Dr. Akogun: Aside from TDR, I don’t know of any other funding agency that supports this type of research.
In my University, TDR-funded research accounts for 75% of all our research funds and 100% for all our health-related research. I would like to see the United States’ NIH fund CDI strategies that take their other research products and result in a desired outcome in an African community. It is not enough to develop a vaccine; it is more important to develop a strategy for its use by the target community.
America focuses too much on the weapon of war against parasites and disease agents and not enough on the combat strategy – and any general will tell you that approach won’t win a war. I think the changes in the global war on terrorism that are refocusing on strategy (not new weapons) should be extended to the terror and anguish caused by parasites and tropical diseases.
Global Health Council: Has your success with CDI research in Africa encouraged support from African policymakers?
Dr. Akogun: I don’t think any health commodity has ever been so well received by policymakers, as the CDI strategy. The initial hesitancy was good for everyone – policymakers insisted that researchers show convincing evidence of effectiveness. Now they are ahead of the research community in their embrace of CDI. And the enthusiasm is infectious. CDI was the take home song at the April meeting of health ministers in Ouagadougou last year. In Nigeria, it is the ‘open sesame,’ or ‘magic wand’ for equitable distribution of health commodities – whether for interventions against malaria, worms or malnutrition.
Global Health Council: What is the Nigerian Ministry of Health doing?
Dr. Akogun: The Federal Ministry of Health has witnessed a lot of changes since 1999, which calls for celebration. It is an action-packed ministry with a list of priority research topics, but unfortunately the States aren’t so active, except perhaps Lagos State. Many merely adopt the federal list without assessing the local relevance. They are not as creative as the federal level, where, professional competence and leadership has been the mainstay for the past 10 years.
Yet the hub of implementation is at the State level and I would like to see the States set their priorities. Malaria will be top on every State list. Next priorities will be the worms –intestinal ones, the filarial worms. If we can tackle these in the next 10 years, we will only need to continue with surveillance of other diseases, like the human African trypanosomiasis in the guinea savanna areas of Nasarawa, Plateau, Taraba and Bauchi States.

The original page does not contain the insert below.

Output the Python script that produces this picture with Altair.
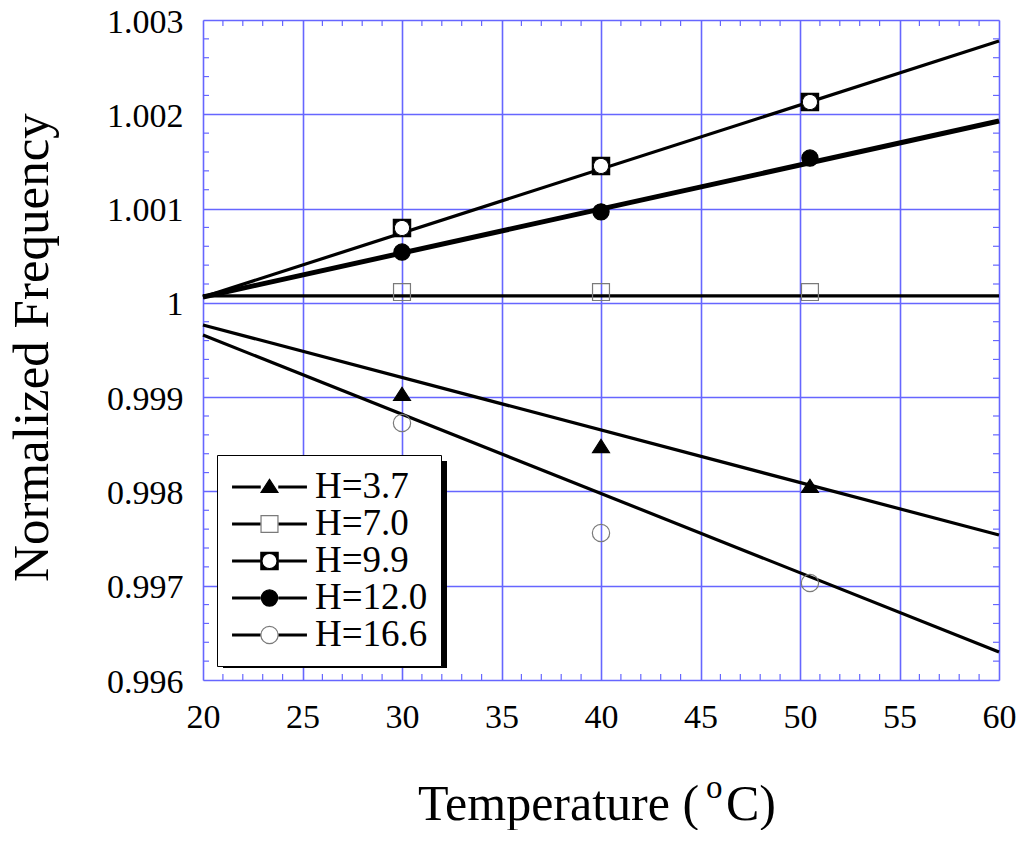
import altair as alt
import pandas as pd

# ---- data ----
temps = [30, 40, 50.5]
labels = ["H=3.7", "H=7.0", "H=9.9", "H=12.0", "H=16.6"]
h37 = [0.999023, 0.998471, 0.998047]
h70 = [1.000115, 1.000115, 1.000115]
h99 = [1.000794, 1.001452, 1.002130]
h120 = [1.000539, 1.000965, 1.001536]
h166 = [0.998726, 0.997559, 0.997029]

fit_temps = [20, 60]
fit_names = ["fit 3.7", "fit 7.0", "fit 9.9", "fit 12.0", "fit 16.6"]
fit37 = [0.999765, 0.997538]
fit70 = [1.000073, 1.000073]
fit99 = [1.000062, 1.002777]
fit120 = [1.000062, 1.001929]
fit166 = [0.999659, 0.996297]

x_ticks = [20, 25, 30, 35, 40, 45, 50, 55, 60]
y_ticks = [0.996, 0.997, 0.998, 0.999, 1.0, 1.001, 1.002, 1.003]
x_minor = [t for t in range(21, 60) if t % 5]
y_minor = [round(0.996 + 0.0002 * k, 4) for k in range(1, 35) if k % 5]

points = pd.DataFrame({
    "T": temps * 5,
    "F": h37 + h70 + h99 + h120 + h166,
    "H": sum([[l] * 3 for l in labels], []),
})
fits = pd.DataFrame({
    "T": fit_temps * 5,
    "F": fit37 + fit70 + fit99 + fit120 + fit166,
    "fit": sum([[n] * 2 for n in fit_names], []),
})
fit12 = pd.DataFrame({"T": fit_temps, "F": fit120})
p99 = pd.DataFrame({"T": temps, "F": h99})

FONT = "Liberation Serif"
BLUE = "#6666ff"
W, H = 796, 660

xs = alt.Scale(domain=[20, 60], nice=False, zero=False)
ys = alt.Scale(domain=[0.996, 1.003], nice=False, zero=False)

xaxis = alt.Axis(values=x_ticks, labelFont=FONT, labelFontSize=34, labelColor="black",
                 labelPadding=20, labelFlush=False, ticks=False, tickSize=0, domain=False,
                 grid=True, gridColor=BLUE, gridWidth=1.6, title=None)
yaxis = alt.Axis(values=y_ticks, format=".3~f", labelFont=FONT, labelFontSize=34,
                 labelColor="black", labelPadding=20, labelOffset=2, ticks=False, tickSize=0,
                 domain=False, grid=True, gridColor=BLUE, gridWidth=1.6,
                 title="Normalized Frequency", titleFont=FONT, titleFontSize=51,
                 titleFontWeight="normal", titleColor="black", titleAngle=270,
                 titleAlign="center", titleBaseline="alphabetic", titleX=-156, titleY=327)

X = lambda f: alt.X(f, scale=xs, axis=xaxis)
Y = lambda f: alt.Y(f, scale=ys, axis=yaxis)

# marker paths (unit r = sqrt(1354)/2 ~ 18.4 px)
tri = "M0,-0.42L0.46,0.3L-0.46,0.3Z"
sq = "M-0.46,-0.46H0.46V0.46H-0.46Z"
sq_hole = ("M-0.47,-0.47H0.47V0.47H-0.47Z"
           "M0.41,0A0.41,0.41,0,1,0,-0.41,0A0.41,0.41,0,1,0,0.41,0Z")
circ_f = "M0.44,0A0.44,0.44,0,1,1,-0.44,0A0.44,0.44,0,1,1,0.44,0Z"
circ_o = "M0.47,0A0.47,0.47,0,1,1,-0.47,0A0.47,0.47,0,1,1,0.47,0Z"
circ_w = "M0.41,0A0.41,0.41,0,1,1,-0.41,0A0.41,0.41,0,1,1,0.41,0Z"
MSIZE = 1354

LX, LY = 14, 435
PAD = 13
marker_legend = alt.Legend(orient="none", legendX=LX, legendY=LY, padding=PAD, rowPadding=-1,
                           symbolSize=MSIZE, symbolStrokeWidth=1.2, symbolOffset=20.5,
                           labelOffset=26.5, labelFont=FONT, labelFontSize=37, labelColor="black",
                           title=None, zindex=2, symbolOpacity=1)
line_legend = alt.Legend(orient="none", legendX=LX, legendY=LY, padding=PAD, rowPadding=-1,
                         symbolSize=1225, symbolStrokeWidth=3, symbolOffset=20.5,
                         symbolType="M-2.14,0H-0.5M0.5,0H2.14", symbolStrokeColor="black",
                         labelOffset=26.5, labelFont=FONT, labelFontSize=37, labelOpacity=0,
                         labelExpr="replace(datum.label, 'fit ', 'H=')",
                         title=None, fillColor="white", strokeColor="black",
                         zindex=1)

minor_x = pd.DataFrame({"xm": x_minor})
minor_y = pd.DataFrame({"ym": y_minor})
tick_top = alt.Chart(minor_x).mark_rule(color=BLUE, strokeWidth=1.2).encode(
    x=X("xm:Q"), y=alt.value(0), y2=alt.value(6))
tick_bot = alt.Chart(minor_x).mark_rule(color=BLUE, strokeWidth=1.2).encode(
    x=X("xm:Q"), y=alt.value(H - 6), y2=alt.value(H))
tick_left = alt.Chart(minor_y).mark_rule(color=BLUE, strokeWidth=1.2).encode(
    y=Y("ym:Q"), x=alt.value(0), x2=alt.value(6))
tick_right = alt.Chart(minor_y).mark_rule(color=BLUE, strokeWidth=1.2).encode(
    y=Y("ym:Q"), x=alt.value(W - 6), x2=alt.value(W))

lines = alt.Chart(fits).mark_line(strokeWidth=3.2).encode(
    x=X("T:Q"), y=Y("F:Q"),
    color=alt.Color("fit:N", scale=alt.Scale(domain=fit_names, range=["black"] * 5),
                    legend=line_legend),
)
thick = alt.Chart(fit12).mark_line(strokeWidth=5, color="black").encode(x=X("T:Q"), y=Y("F:Q"))

shape_scale = alt.Scale(domain=labels, range=[tri, sq, sq_hole, circ_f, circ_o])
fill_scale = alt.Scale(domain=labels, range=["black", "transparent", "black", "black", "transparent"])
stroke_scale = alt.Scale(domain=labels, range=["black", "#7a7a7a", "black", "black", "#7a7a7a"])

pts = alt.Chart(points).mark_point(opacity=1, strokeWidth=1.2, size=MSIZE).encode(
    x=X("T:Q"), y=Y("F:Q"),
    shape=alt.Shape("H:N", scale=shape_scale, legend=marker_legend),
    fill=alt.Fill("H:N", scale=fill_scale, legend=marker_legend),
    stroke=alt.Stroke("H:N", scale=stroke_scale, legend=marker_legend),
)
white = alt.Chart(p99).mark_point(opacity=1, filled=False, fill="white", stroke="black",
                                  strokeWidth=1, size=MSIZE, shape=circ_w).encode(
    x=X("T:Q"), y=Y("F:Q"))

one = pd.DataFrame({"a": [0]})
shadow = alt.Chart(one).mark_rect(color="black").encode(
    x=alt.value(LX + 6), x2=alt.value(LX + 230), y=alt.value(LY + 6), y2=alt.value(LY + 213))

def txt(s, x, y, size):
    return alt.Chart(pd.DataFrame({"t": [s]})).mark_text(
        align="left", baseline="alphabetic", font=FONT, fontSize=size, color="black").encode(
        x=alt.value(x), y=alt.value(y), text="t:N")

t1 = txt("Temperature (", 215, 800, 50)
t2 = txt("o", 503, 778, 33)
t3 = txt("C)", 523, 800, 50)

chart = alt.layer(tick_top, tick_bot, tick_left, tick_right, lines, thick, pts, white,
                  shadow, t1, t2, t3).properties(
    width=W, height=H,
    padding={"left": 195, "top": 12, "right": 17, "bottom": 150},
    autosize=alt.AutoSizeParams(type="none"),
).configure_view(stroke=BLUE, strokeWidth=2).configure_axis(
    labelFont=FONT, titleFont=FONT
).configure_legend(strokeWidth=2).configure(background="white")

chart.save("out.html", embed_options={"renderer": "svg", "actions": False})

I am optimistic that with the initiative APOC has shown in supporting multiple disease intervention in a few States, we can rid Nigeria of this annoying state of infectious diseases. But there is the health system that must be reformed at the local and State level. They can surely do much more than they are doing at the moment. Whatever list they make, the community should be the guide. The community is the smallest unit of implementation and evaluation and their needs should determine the national priorities.
Global Health Council: Do you see CDI being adopted more widely by other countries?
Dr. Akogun: I see every country adopting the strategy in time to come. CDI is the most resource-efficient means of delivering multiple health interventions. It assures nearly universal access to all services and commodities; only the community itself can remove any service from the conveyor belt. CDI is based on community empowerment; empowerment creates demand; demand leads to dialogue and information sharing; which in turn brings understanding and innovation.
World Health Organization. 2008. Community-directed interventions for major health problems in Africa. Available from: http://www.who.int/tdr/publications/publications/cdi_report_08.htm
Akogun OB, Akogun M, Audu Z. 2000. Community-perceived benefits of ivermectin treatment in northeastern Nigeria. Social Science & Medicine 50:1451-56.
Akogun O, Audu Z, Weiss M, Adelakun A, Akoh J, Akogun M, et al. 2001. Community-directed treatment of onchocerciasis with ivermectin in Takum, Nigeria. Tropical Medicine and International Health 6 (3):232-43.
Kelly MG, Akogun OB. 1997. Rapid assessment of onchocerciasis prevalence and a model for selecting communities for ivermectin distribution in West Africa. Zbl Bakt 286:146-54.